What are we doing now?

We're version-pinning our R users to an old version of the curl package. This is super painful and likely insecure.

What are we going to do right now to fix this for our users?

  1. Add the string 'httr' to our SSLClientVerify whitelist in our Apache configs on all Metacat installations we manage. The dataone R package sends a UA that includes the strings 'dataone', 'httr', and 'R' (plus version strings). We decided on adding 'httr' to the whitelist so (1) both users of rdataone and httr (a common http lib for R) get the fix and (2) we reduce the potential for breakage in other libraries that use 'dataone' in their UA string (Python, Java)
  2. Update the Metacat documentation (probably the DataONE section) with this information
  3. Update our boilerplate Apache config we ship with Metacat
  4. Coordinate with DataONE on this work

I'll be filing Issues in relevant repos shortly but please look for those. Thanks!

rogerdahl commented 6 years ago

Have you considered basing the SSLClientVerify setting on the presence of the Authorization header? That is, set SSLClientVerify none if the client passes a JWT.

amoeba commented 6 years ago

That seems like a really good idea @rogerdahl. It's a bit more direct and would help the R client and any other non-browser clients that send JWTs w/o the Expect header. I think we'd still need the existing Apache config portion so browsers, like Safari, don't unnecessarily ask the user for a client cert.

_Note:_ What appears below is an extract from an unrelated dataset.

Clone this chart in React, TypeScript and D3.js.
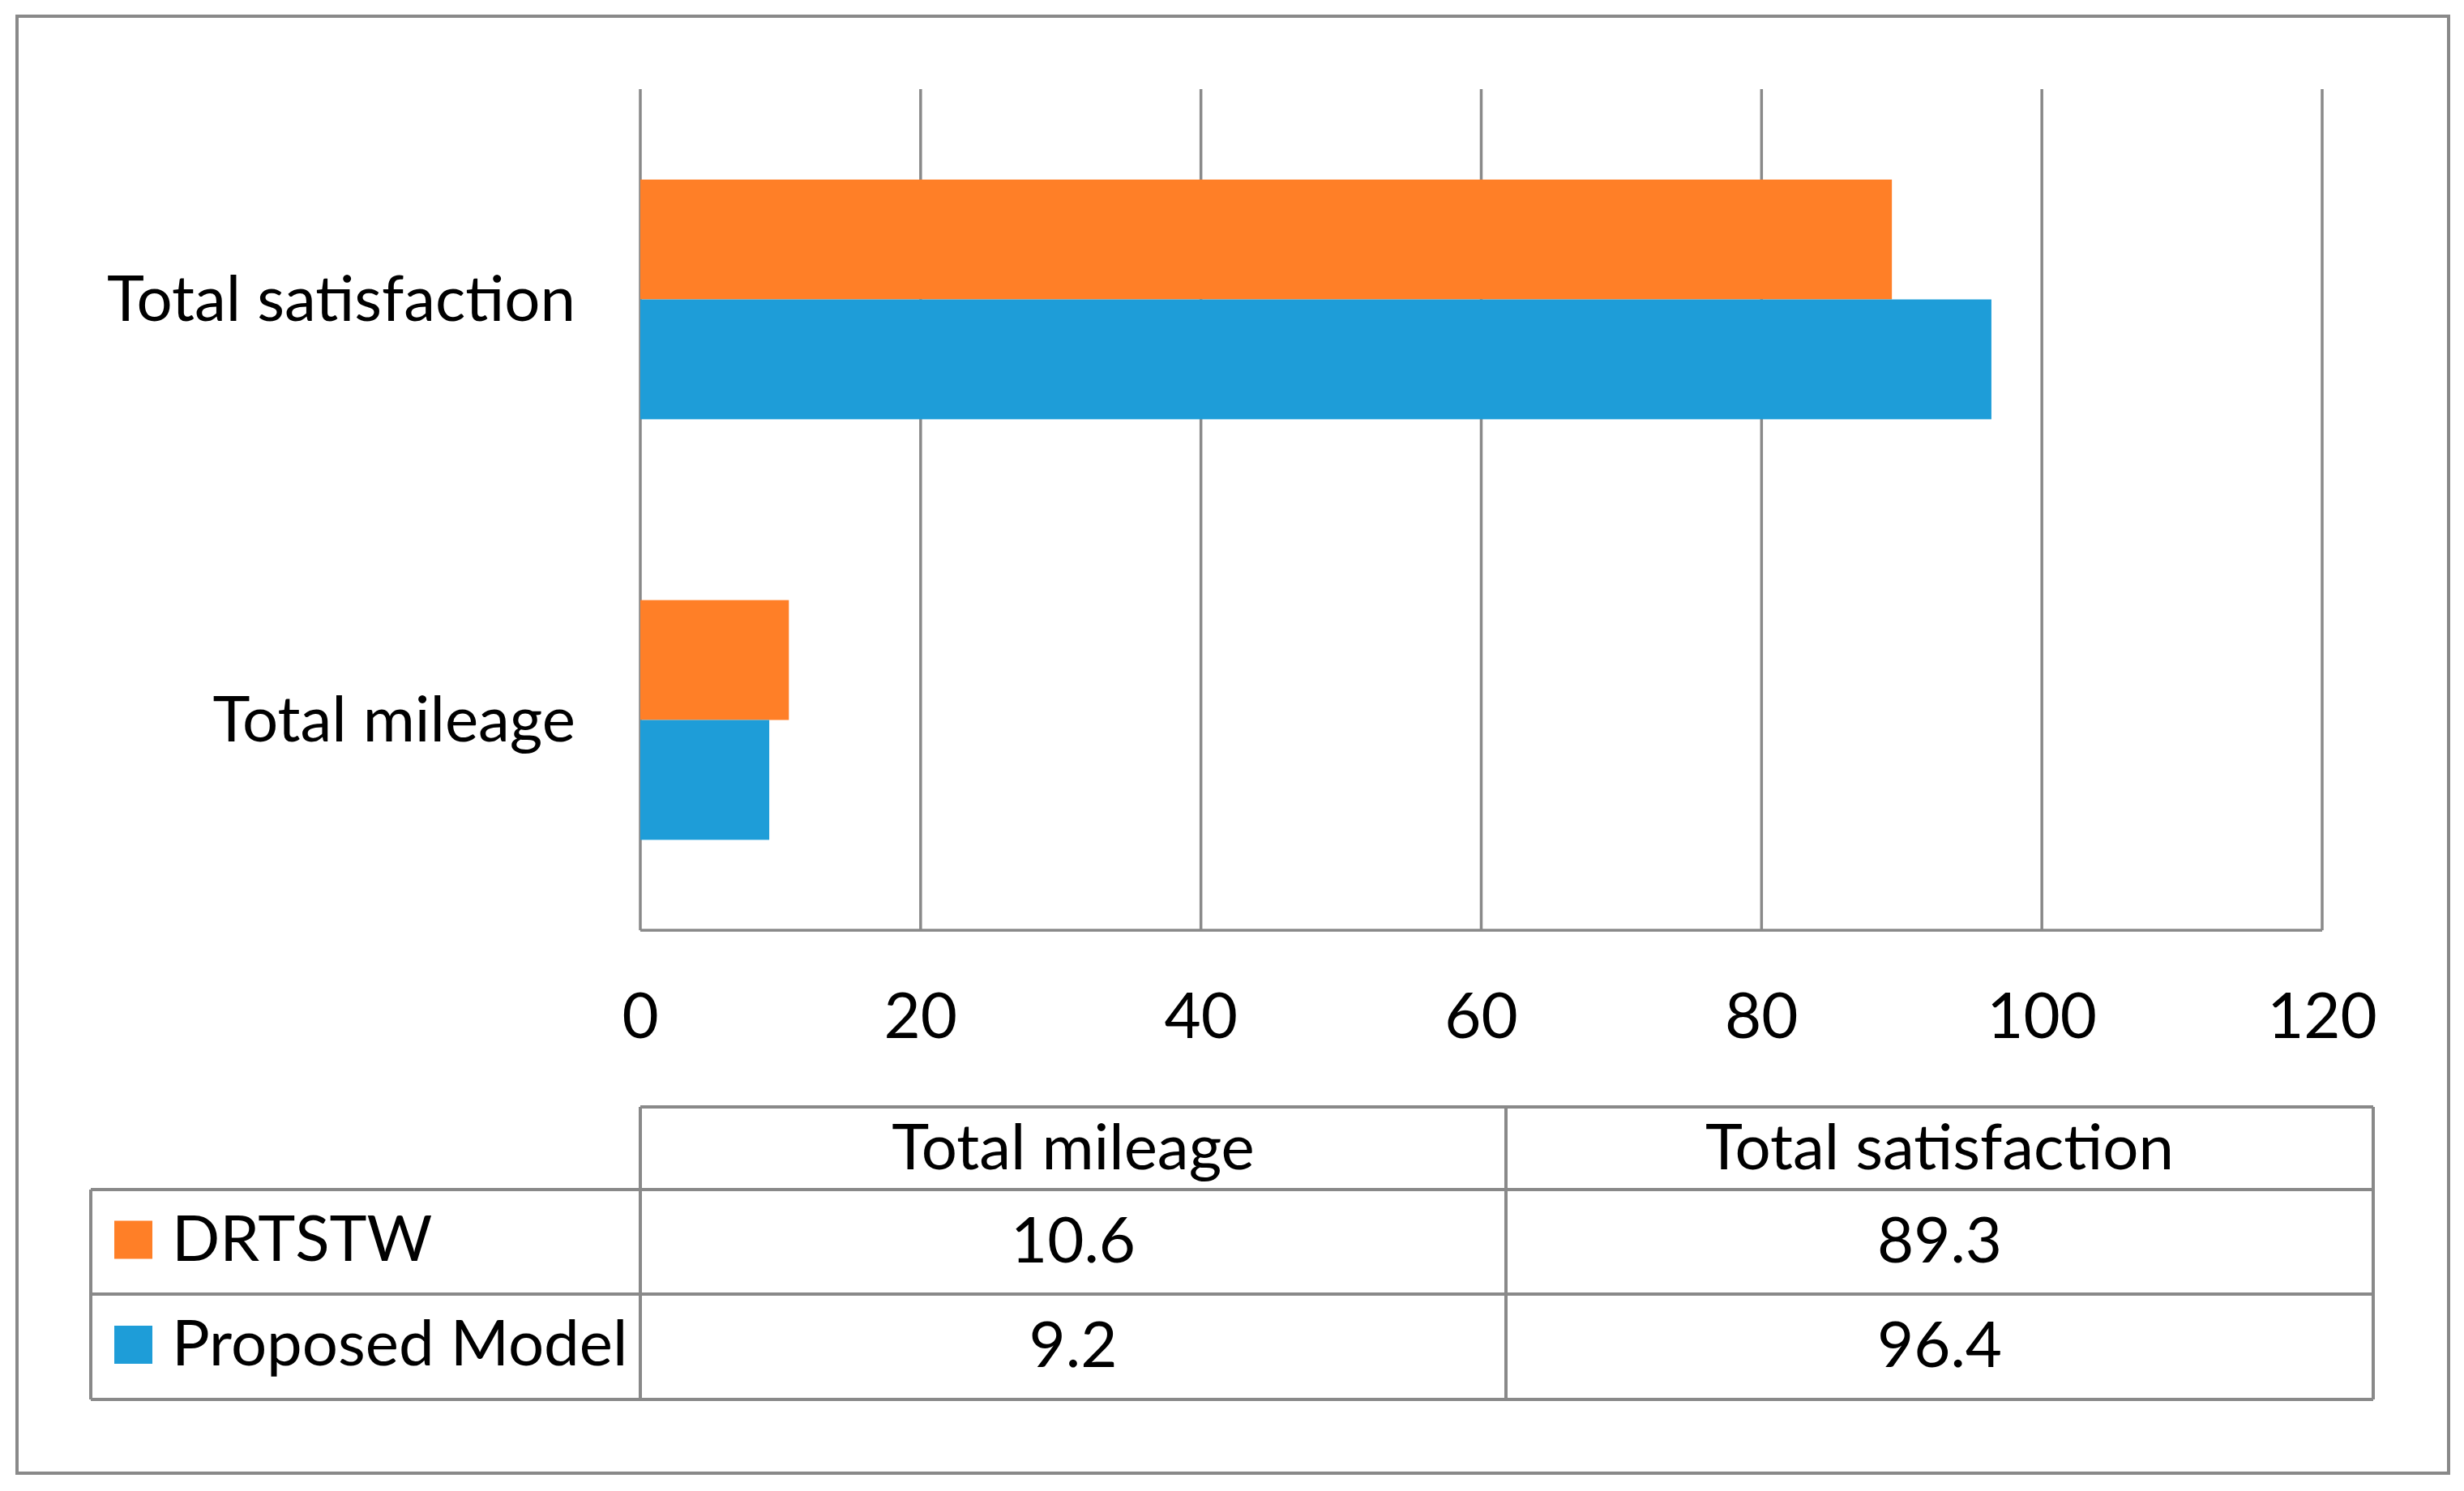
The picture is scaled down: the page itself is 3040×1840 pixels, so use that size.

Maybe something like this?

<If "%{HTTP:Authorization} =~ /\ABearer .+">
    SSLClientVerify none
</If>
jeanetteclark commented 2 years ago

I haven't seen this error in a long time. Did changes to other underlying libraries (ours or others) render this not a problem anymore? @amoeba if you have any idea, let me know, otherwise I'm going to close and will reopen if we see it again

amoeba commented 2 years ago

I haven't seen this in a while either and I think underlying libraries must have changed. Our web server configs on sites like the KNB or ADC don't even have the workarounds we put in to deal with this any longer. I'm in favor of closing the issue.